WHAT IS BEING ASKED:
Below is a listing. Return the lines from the one that contains "Write a web" to the one that contains "const seriesValues = [securite, moderee, grave];", both ends included, verbatim and with no pictures.
------
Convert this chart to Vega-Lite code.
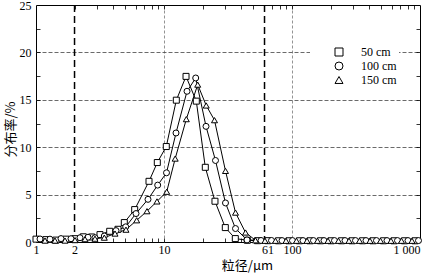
{
  "$schema": "https://vega.github.io/schema/vega-lite/v6.json",
  "width": 384,
  "height": 237,
  "autosize": {"type": "none"},
  "padding": {"left": 36, "top": 5, "right": 11, "bottom": 32},
  "config": {
    "view": {"stroke": "black", "strokeWidth": 1},
    "font": "Liberation Serif",
    "axis": {
      "labelFont": "Liberation Serif",
      "labelFontSize": 12,
      "labelColor": "black",
      "tickColor": "black",
      "tickWidth": 0.8,
      "domain": false,
      "labelOverlap": false,
      "labelBound": false,
      "labelFlush": false,
      "titleFont": "Noto Sans CJK SC",
      "titleFontSize": 13,
      "titleFontWeight": "normal",
      "titleColor": "black"
    }
  },
  "datasets": {
    "bounds": [{"x": 2}, {"x": 61}],
    "d": [
      {"s": "50 cm", "x": 1.0, "y": 0.3},
      {"s": "50 cm", "x": 1.197, "y": 0.25},
      {"s": "50 cm", "x": 1.433, "y": 0.2},
      {"s": "50 cm", "x": 1.716, "y": 0.3},
      {"s": "50 cm", "x": 2.017, "y": 0.35},
      {"s": "50 cm", "x": 2.342, "y": 0.55},
      {"s": "50 cm", "x": 2.724, "y": 0.53},
      {"s": "50 cm", "x": 3.162, "y": 0.78},
      {"s": "50 cm", "x": 3.765, "y": 1.13},
      {"s": "50 cm", "x": 4.371, "y": 1.34},
      {"s": "50 cm", "x": 4.896, "y": 2.05},
      {"s": "50 cm", "x": 5.903, "y": 3.42},
      {"s": "50 cm", "x": 7.636, "y": 6.4},
      {"s": "50 cm", "x": 8.866, "y": 8.38},
      {"s": "50 cm", "x": 10.42, "y": 10.07},
      {"s": "50 cm", "x": 12.48, "y": 14.96},
      {"s": "50 cm", "x": 14.86, "y": 17.47},
      {"s": "50 cm", "x": 17.88, "y": 14.86},
      {"s": "50 cm", "x": 21.02, "y": 7.88},
      {"s": "50 cm", "x": 25.02, "y": 4.3},
      {"s": "50 cm", "x": 30.13, "y": 1.52},
      {"s": "50 cm", "x": 36.06, "y": 0.36},
      {"s": "50 cm", "x": 44.76, "y": 0.18},
      {"s": "50 cm", "x": 53.77, "y": 0.14},
      {"s": "50 cm", "x": 64.94, "y": 0.14},
      {"s": "50 cm", "x": 78.44, "y": 0.13},
      {"s": "50 cm", "x": 94.75, "y": 0.13},
      {"s": "50 cm", "x": 114.4, "y": 0.13},
      {"s": "50 cm", "x": 138.2, "y": 0.13},
      {"s": "50 cm", "x": 167.0, "y": 0.13},
      {"s": "50 cm", "x": 201.7, "y": 0.13},
      {"s": "50 cm", "x": 243.6, "y": 0.13},
      {"s": "50 cm", "x": 294.3, "y": 0.13},
      {"s": "50 cm", "x": 355.4, "y": 0.13},
      {"s": "50 cm", "x": 429.3, "y": 0.13},
      {"s": "50 cm", "x": 518.6, "y": 0.13},
      {"s": "50 cm", "x": 626.4, "y": 0.13},
      {"s": "50 cm", "x": 756.6, "y": 0.13},
      {"s": "50 cm", "x": 914.2, "y": 0.13},
      {"s": "100 cm", "x": 1.075, "y": 0.32},
      {"s": "100 cm", "x": 1.286, "y": 0.3},
      {"s": "100 cm", "x": 1.568, "y": 0.36},
      {"s": "100 cm", "x": 1.877, "y": 0.35},
      {"s": "100 cm", "x": 2.207, "y": 0.45},
      {"s": "100 cm", "x": 2.549, "y": 0.5},
      {"s": "100 cm", "x": 2.89, "y": 0.45},
      {"s": "100 cm", "x": 3.417, "y": 0.63},
      {"s": "100 cm", "x": 4.217, "y": 1.2},
      {"s": "100 cm", "x": 5.021, "y": 1.6},
      {"s": "100 cm", "x": 6.043, "y": 3.0},
      {"s": "100 cm", "x": 7.499, "y": 4.5},
      {"s": "100 cm", "x": 8.929, "y": 6.0},
      {"s": "100 cm", "x": 10.46, "y": 7.3},
      {"s": "100 cm", "x": 12.41, "y": 11.5},
      {"s": "100 cm", "x": 15.13, "y": 15.9},
      {"s": "100 cm", "x": 17.69, "y": 17.3},
      {"s": "100 cm", "x": 21.29, "y": 12.2},
      {"s": "100 cm", "x": 25.25, "y": 8.6},
      {"s": "100 cm", "x": 30.23, "y": 4.12},
      {"s": "100 cm", "x": 36.2, "y": 1.42},
      {"s": "100 cm", "x": 44.52, "y": 0.22},
      {"s": "100 cm", "x": 57.26, "y": 0.16},
      {"s": "100 cm", "x": 69.17, "y": 0.16},
      {"s": "100 cm", "x": 83.56, "y": 0.15},
      {"s": "100 cm", "x": 100.9, "y": 0.15},
      {"s": "100 cm", "x": 121.9, "y": 0.15},
      {"s": "100 cm", "x": 147.2, "y": 0.15},
      {"s": "100 cm", "x": 177.8, "y": 0.15},
      {"s": "100 cm", "x": 214.8, "y": 0.15},
      {"s": "100 cm", "x": 259.5, "y": 0.15},
      {"s": "100 cm", "x": 313.4, "y": 0.15},
      {"s": "100 cm", "x": 378.5, "y": 0.15},
      {"s": "100 cm", "x": 457.2, "y": 0.15},
      {"s": "100 cm", "x": 552.3, "y": 0.15},
      {"s": "100 cm", "x": 667.2, "y": 0.15},
      {"s": "100 cm", "x": 805.8, "y": 0.15},
      {"s": "100 cm", "x": 973.4, "y": 0.15},
      {"s": "150 cm", "x": 1.176, "y": 0.15},
      {"s": "150 cm", "x": 1.407, "y": 0.15},
      {"s": "150 cm", "x": 1.685, "y": 0.15},
      {"s": "150 cm", "x": 2.017, "y": 0.2},
      {"s": "150 cm", "x": 2.415, "y": 0.3},
      {"s": "150 cm", "x": 2.89, "y": 0.35},
      {"s": "150 cm", "x": 3.417, "y": 0.46},
      {"s": "150 cm", "x": 4.142, "y": 0.89},
      {"s": "150 cm", "x": 5.048, "y": 1.3},
      {"s": "150 cm", "x": 6.119, "y": 2.29},
      {"s": "150 cm", "x": 7.365, "y": 3.25},
      {"s": "150 cm", "x": 8.816, "y": 4.28},
      {"s": "150 cm", "x": 10.5, "y": 5.3},
      {"s": "150 cm", "x": 12.23, "y": 8.8},
      {"s": "150 cm", "x": 14.94, "y": 12.96},
      {"s": "150 cm", "x": 18.34, "y": 16.6},
      {"s": "150 cm", "x": 21.37, "y": 14.4},
      {"s": "150 cm", "x": 24.8, "y": 12.85},
      {"s": "150 cm", "x": 30.23, "y": 7.5},
      {"s": "150 cm", "x": 36.2, "y": 3.1},
      {"s": "150 cm", "x": 43.33, "y": 1.0},
      {"s": "150 cm", "x": 51.86, "y": 0.18},
      {"s": "150 cm", "x": 61.52, "y": 0.13},
      {"s": "150 cm", "x": 74.31, "y": 0.13},
      {"s": "150 cm", "x": 89.79, "y": 0.13},
      {"s": "150 cm", "x": 108.4, "y": 0.13},
      {"s": "150 cm", "x": 131.0, "y": 0.13},
      {"s": "150 cm", "x": 158.2, "y": 0.13},
      {"s": "150 cm", "x": 191.1, "y": 0.13},
      {"s": "150 cm", "x": 230.8, "y": 0.13},
      {"s": "150 cm", "x": 278.7, "y": 0.13},
      {"s": "150 cm", "x": 336.7, "y": 0.13},
      {"s": "150 cm", "x": 406.7, "y": 0.13},
      {"s": "150 cm", "x": 491.3, "y": 0.13},
      {"s": "150 cm", "x": 593.4, "y": 0.13},
      {"s": "150 cm", "x": 716.9, "y": 0.13},
      {"s": "150 cm", "x": 865.9, "y": 0.13}
    ]
  },
  "layer": [
    {
      "data": {"name": "bounds"},
      "mark": {"type": "rule", "color": "black", "strokeWidth": 1.5, "strokeDash": [7, 4]},
      "encoding": {
        "x": {
          "field": "x", "type": "quantitative",
          "scale": {"type": "log", "domain": [1, 1000]},
          "axis": {
            "orient": "top",
            "values": [2, 3, 4, 5, 6, 7, 8, 9, 10, 20, 30, 40, 50, 60, 70, 80, 90, 100, 200, 300, 400, 500, 600, 700, 800, 900],
            "labels": false, "tickSize": -4, "grid": false, "title": null
          }
        }
      }
    },
    {
      "data": {"name": "d"},
      "mark": {"type": "line", "color": "black", "strokeWidth": 1},
      "encoding": {
        "x": {
          "field": "x", "type": "quantitative",
          "scale": {"type": "log", "domain": [1, 1000]},
          "axis": {
            "orient": "bottom",
            "values": [1, 2, 3, 4, 5, 6, 7, 8, 9, 10, 20, 30, 40, 50, 60, 61, 70, 80, 90, 100, 200, 300, 400, 500, 600, 700, 800, 900, 1000],
            "labelExpr": "indexof([1,2,10,61,100], datum.value) >= 0 ? toString(datum.value) : (datum.value === 1000 ? '1 000' : '')",
            "labelAlign": {"condition": {"test": "datum.value === 1000", "value": "right"}, "value": "center"},
            "labelOffset": {"condition": {"test": "datum.value === 61", "value": 3}, "value": 0},
            "labelPadding": 6,
            "tickSize": -4,
            "tickOpacity": {"condition": {"test": "datum.value === 61 || datum.value === 1 || datum.value === 1000", "value": 0}, "value": 1},
            "grid": true,
            "gridColor": "#777777",
            "gridDash": [3, 2],
            "gridWidth": 0.8,
            "gridOpacity": {"condition": {"test": "datum.value === 10 || datum.value === 100", "value": 1}, "value": 0},
            "title": "粒径/μm",
            "titleX": 211,
            "titleY": 23,
            "titleBaseline": "middle",
            "titleAlign": "center"
          }
        },
        "y": {
          "field": "y", "type": "quantitative",
          "scale": {"domain": [0, 25], "nice": false},
          "axis": {
            "orient": "left",
            "values": [0, 2.5, 5, 7.5, 10, 12.5, 15, 17.5, 20, 22.5, 25],
            "labelExpr": "datum.value % 5 === 0 ? toString(datum.value) : ''",
            "labelPadding": 9,
            "tickSize": -4,
            "tickOpacity": {"condition": {"test": "datum.value === 0 || datum.value === 25", "value": 0}, "value": 1},
            "grid": true,
            "gridColor": "#444444",
            "gridDash": [4, 2],
            "gridWidth": 0.8,
            "gridOpacity": {"condition": {"test": "datum.value % 5 === 0 && datum.value > 0 && datum.value < 25", "value": 1}, "value": 0},
            "title": "分布率/%",
            "titleX": -26,
            "titleY": 124,
            "titleAngle": -90,
            "titleBaseline": "middle",
            "titleAlign": "center"
          }
        },
        "detail": {"field": "s", "type": "nominal"}
      }
    },
    {
      "data": {"name": "d"},
      "mark": {"type": "point", "filled": false, "stroke": "black", "fill": "white", "fillOpacity": 1, "strokeWidth": 1, "size": 36, "opacity": 1},
      "encoding": {
        "x": {"field": "x", "type": "quantitative", "scale": {"type": "log", "domain": [1, 1000]}, "axis": null},
        "y": {
          "field": "y", "type": "quantitative",
          "scale": {"domain": [0, 25], "nice": false},
          "axis": {
            "orient": "right",
            "values": [2.5, 5, 7.5, 10, 12.5, 15, 17.5, 20, 22.5],
            "labels": false, "tickSize": -4, "grid": false, "title": null
          }
        },
        "shape": {
          "field": "s", "type": "nominal",
          "scale": {"domain": ["50 cm", "100 cm", "150 cm"], "range": ["square", "circle", "triangle-up"]},
          "legend": {
            "orient": "none",
            "legendX": 274,
            "legendY": 39,
            "title": null,
            "fillColor": "white",
            "padding": 2,
            "symbolSize": 64,
            "symbolOffset": 21,
            "labelOffset": 16,
            "rowPadding": 2,
            "labelFont": "Liberation Serif",
            "labelFontSize": 12,
            "labelColor": "black",
            "symbolStrokeWidth": 1,
            "encode": {
              "symbols": {
                "shape": {"signal": "datum.value === '50 cm' ? 'M-5,0H-0.6M0.6,0H5M-0.6,-0.6H0.6V0.6H-0.6Z' : (datum.value === '100 cm' ? 'M-5,0H-0.7M0.7,0H5M-0.7,0A0.7,0.7,0,1,0,0.7,0A0.7,0.7,0,1,0,-0.7,0Z' : 'M-5,0H-0.45M0.45,0H5M0,-0.75L0.8,0.6L-0.8,0.6Z')"},
                "stroke": {"value": "black"},
                "fill": {"value": "white"}
              }
            }
          }
        }
      }
    }
  ],
  "resolve": {"axis": {"x": "independent", "y": "independent"}}
}
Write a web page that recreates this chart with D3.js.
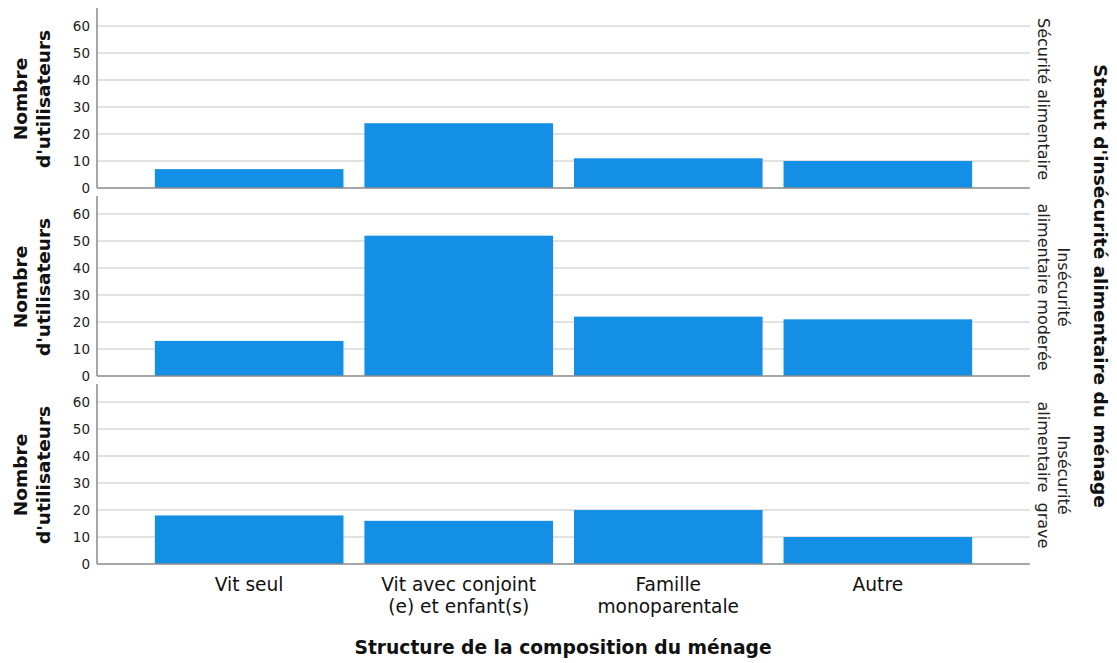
<!DOCTYPE html>
<html><head><meta charset="utf-8">
<script src="https://cdn.jsdelivr.net/npm/d3@7"></script>
<style>body{margin:0;background:#fff}svg{display:block}text{font-family:"DejaVu Sans",sans-serif}</style>
</head><body><svg id="c" width="1117" height="663"></svg>
<script>
const categories = ["Vit seul", "Vit avec conjoint|(e) et enfant(s)", "Famille|monoparentale", "Autre"];
const panels = ["Sécurité alimentaire", "Insécurité|alimentaire moderée", "Insécurité|alimentaire  grave"];
const securite = [7, 24, 11, 10];
const moderee = [13, 52, 22, 21];
const grave = [18, 16, 20, 10];
const yTicks = [0, 10, 20, 30, 40, 50, 60];
const yTitle = ["Nombre", "d'utilisateurs"];
const seriesValues = [securite, moderee, grave];

const svg = d3.select("#c");
const left = 97, right = 1030;
const x = d3.scaleBand().domain(categories).range([left, right]).paddingInner(0.1).paddingOuter(0.276);
const panelH = 188;

panels.forEach((p, i) => {
  const base = 188 + i * panelH;
  const y = d3.scaleLinear().domain([0, 66.7]).range([base, base - 180]);
  const g = svg.append("g");
  g.selectAll("line.grid").data(yTicks.slice(1)).enter().append("line").attr("class", "grid")
    .attr("x1", left).attr("x2", right).attr("y1", d => y(d)).attr("y2", d => y(d))
    .attr("stroke", "#d9d9d9").attr("stroke-width", 1.5);
  g.selectAll("rect.bar").data(seriesValues[i]).enter().append("rect").attr("class", "bar")
    .attr("x", (d, j) => x(categories[j])).attr("width", x.bandwidth())
    .attr("y", d => y(d)).attr("height", d => y(0) - y(d))
    .attr("fill", "#1390e6");
  g.append("line").attr("x1", left).attr("x2", right).attr("y1", y(0)).attr("y2", y(0))
    .attr("stroke", "#8a8a8a").attr("stroke-width", 1.5);
  g.append("line").attr("x1", left).attr("x2", left).attr("y1", y(66.7)).attr("y2", y(0))
    .attr("stroke", "#8a8a8a").attr("stroke-width", 1.5);
  g.selectAll("text.tick").data(yTicks).enter().append("text").attr("class", "tick")
    .attr("x", left - 7).attr("y", d => y(d)).attr("dy", "0.36em")
    .attr("text-anchor", "end").attr("font-size", 13.5).attr("fill", "#222").text(d => d);
  const cy = base - 89;
  yTitle.forEach((t, k) => {
    const tx = 27 + k * 22.5;
    g.append("text").attr("class", "ytitle").attr("transform", `rotate(-90,${tx},${cy})`)
      .attr("x", tx).attr("y", cy)
      .attr("text-anchor", "middle").attr("font-size", 18.5).attr("font-weight", "bold")
      .attr("fill", "#111").text(t);
  });
  const lines = p.split("|");
  lines.forEach((l, k) => {
    const bx = 1038 + (lines.length - 1 - k) * 20;
    g.append("text").attr("transform", `rotate(90,${bx},${cy})`)
      .attr("x", bx).attr("y", cy)
      .attr("text-anchor", "middle").attr("font-size", 16).attr("fill", "#222")
      .style("white-space", "pre").text(l);
  });
});

categories.forEach(c => {
  const lines = c.split("|");
  const cx = x(c) + x.bandwidth() / 2;
  lines.forEach((l, k) => svg.append("text").attr("x", cx).attr("y", 591 + k * 21.7)
    .attr("text-anchor", "middle").attr("font-size", 18.6).attr("fill", "#111").text(l));
});

svg.append("text").attr("x", 563).attr("y", 654).attr("text-anchor", "middle")
  .attr("font-size", 18.7).attr("font-weight", "bold").attr("fill", "#111")
  .text("Structure de la composition du ménage");

svg.append("text").attr("transform", "rotate(90,1094,286)").attr("x", 1094).attr("y", 286).attr("text-anchor", "middle")
  .attr("font-size", 18.5).attr("font-weight", "bold").attr("fill", "#111")
  .text("Statut d'insécurité alimentaire du ménage");
</script></body></html>
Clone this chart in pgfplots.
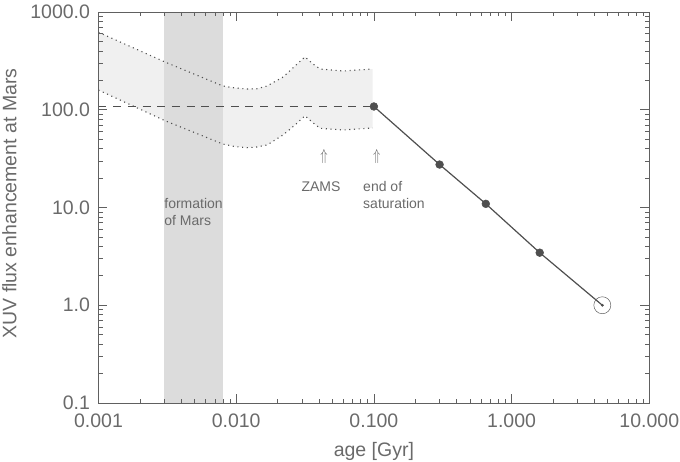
\documentclass[border=0pt]{standalone}
\usepackage{fontspec}
\setmainfont{Liberation Sans}
\usepackage{pgfplots}
\pgfplotsset{compat=1.18}
\definecolor{axisgray}{HTML}{606060}
\definecolor{textgray}{HTML}{6A6A6A}
\definecolor{linegray}{HTML}{4F4F4F}
\definecolor{bandlight}{HTML}{F0F0F0}
\definecolor{banddark}{HTML}{DCDCDC}

\begin{document}
\begin{tikzpicture}
  \path[use as bounding box] (-98.5bp,-59bp) rectangle (581.5bp,403bp);
  \begin{axis}[
    scale only axis,
    width=550.8bp, height=391bp,
    xmode=log, ymode=log,
    xmin=0.001, xmax=10,
    ymin=0.1, ymax=1000,
    xtick={0.001,0.01,0.1,1,10},
    xticklabels={0.001,0.010,0.100,1.000,10.000},
    ytick={0.1,1,10,100,1000},
    yticklabels={0.1,1.0,10.0,100.0,1000.0},
    minor xtick={0.002,0.003,0.004,0.005,0.006,0.007,0.008,0.009,
      0.02,0.03,0.04,0.05,0.06,0.07,0.08,0.09,
      0.2,0.3,0.4,0.5,0.6,0.7,0.8,0.9,
      2,3,4,5,6,7,8,9},
    minor ytick={0.2,0.3,0.4,0.5,0.6,0.7,0.8,0.9,
      2,3,4,5,6,7,8,9,
      20,30,40,50,60,70,80,90,
      200,300,400,500,600,700,800,900},
    axis line style={axisgray, line width=0.9bp},
    every tick/.style={axisgray, line width=0.7bp},
    xtick align=inside, ytick align=inside,
    major tick length=9bp, minor tick length=4.5bp,
    tick label style={font=\fontsize{19.5bp}{21bp}\selectfont, text=textgray},
    xticklabel style={yshift=-7bp},
    yticklabel style={xshift=-5bp},
    label style={font=\fontsize{19.5bp}{21bp}\selectfont, text=textgray},
    xlabel={age [Gyr]},
    ylabel={XUV flux enhancement at Mars},
    xlabel style={yshift=-8bp},
    ylabel style={yshift=7bp, xshift=4bp},
    axis on top,
    clip=false,
  ]
    % saturation spread
    \addplot[fill=bandlight, draw=none] coordinates {
      (0.001,620)(0.00304,308)(0.008,175)(0.0098,167)(0.01197,163)(0.01416,164)(0.01676,175)
      (0.0219,216)(0.0267,280)(0.0316,347)(0.0361,294)(0.0407,261)(0.0597,249)(0.098,261)
      (0.098,65.1)(0.0597,62.1)(0.0407,64.6)(0.0355,75)(0.0316,86.9)(0.0267,69.8)(0.0219,55.2)
      (0.01676,43.6)(0.01416,41.6)(0.01197,40.9)(0.0098,42)(0.008,44.6)(0.00304,77.3)(0.001,159)
    } -- cycle;
    % formation of Mars
    \addplot[fill=banddark, draw=none] coordinates {
      (0.003,0.1)(0.008,0.1)(0.008,1000)(0.003,1000)
    } -- cycle;

    \addplot[linegray, line width=1.1bp, dash pattern=on 1.1bp off 3.6bp] coordinates {
      (0.001,620)(0.00304,308)(0.008,175)(0.0098,167)(0.01197,163)(0.01416,164)(0.01676,175)
      (0.0219,216)(0.0267,280)(0.0316,347)(0.0361,294)(0.0407,261)(0.0597,249)(0.098,261)
    };
    \addplot[linegray, line width=1.1bp, dash pattern=on 1.1bp off 3.6bp] coordinates {
      (0.001,159)(0.00304,77.3)(0.008,44.6)(0.0098,42)(0.01197,40.9)(0.01416,41.6)(0.01676,43.6)
      (0.0219,55.2)(0.0267,69.8)(0.0316,86.9)(0.0355,75)(0.0407,64.6)(0.0597,62.1)(0.098,65.1)
    };
    \addplot[linegray, line width=1.2bp, dash pattern=on 8bp off 6.7bp] coordinates {
      (0.001,108)(0.1,108)
    };
    \addplot[linegray, line width=1.2bp, mark=*, mark size=3.9bp,
      mark options={fill=linegray, draw=linegray, solid, line width=0.5bp}] coordinates {
      (0.1,108)(0.3,27.5)(0.65,10.9)(1.6,3.45)
    };
    \addplot[linegray, line width=1.2bp] coordinates {(1.6,3.45)(4.56,1)};
    \addplot[only marks, mark=*, mark size=1.2bp, mark options={fill=linegray, draw=linegray}]
      coordinates {(4.56,1)};
    \addplot[only marks, mark=o, mark size=8.5bp, mark options={draw=axisgray, line width=0.5bp}]
      coordinates {(4.56,1)};

    \node[text=axisgray, xscale=1.2, yscale=1.6] at (axis cs:0.0435,32.9) {$\Uparrow$};
    \node[text=axisgray, xscale=1.2, yscale=1.6] at (axis cs:0.105,32.9) {$\Uparrow$};
    \node[text=textgray, font=\fontsize{14bp}{17bp}\selectfont] at (axis cs:0.0413,16.2) {ZAMS};
    \node[text=textgray, font=\fontsize{14bp}{17bp}\selectfont, align=left, anchor=west, inner sep=0pt]
      at (axis cs:0.0834,13.3) {end of\\saturation};
    \node[text=textgray, font=\fontsize{14bp}{17bp}\selectfont, align=left, anchor=west, inner sep=0pt]
      at (axis cs:0.003,9.1) {formation\\of Mars};
  \end{axis}
\end{tikzpicture}
\end{document}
------
RESULT OF THE EXERCISE:
Write a web page that recreates this chart with D3.js.
<!DOCTYPE html>
<html><head><meta charset="utf-8">
<script src="https://cdn.jsdelivr.net/npm/d3@7"></script>
<style>body{margin:0;background:#fff}svg{display:block}text{font-family:"DejaVu Sans",sans-serif}</style>
</head><body><svg id="c" width="1117" height="663"></svg>
<script>
const categories = ["Vit seul", "Vit avec conjoint|(e) et enfant(s)", "Famille|monoparentale", "Autre"];
const panels = ["Sécurité alimentaire", "Insécurité|alimentaire moderée", "Insécurité|alimentaire  grave"];
const securite = [7, 24, 11, 10];
const moderee = [13, 52, 22, 21];
const grave = [18, 16, 20, 10];
const yTicks = [0, 10, 20, 30, 40, 50, 60];
const yTitle = ["Nombre", "d'utilisateurs"];
const seriesValues = [securite, moderee, grave];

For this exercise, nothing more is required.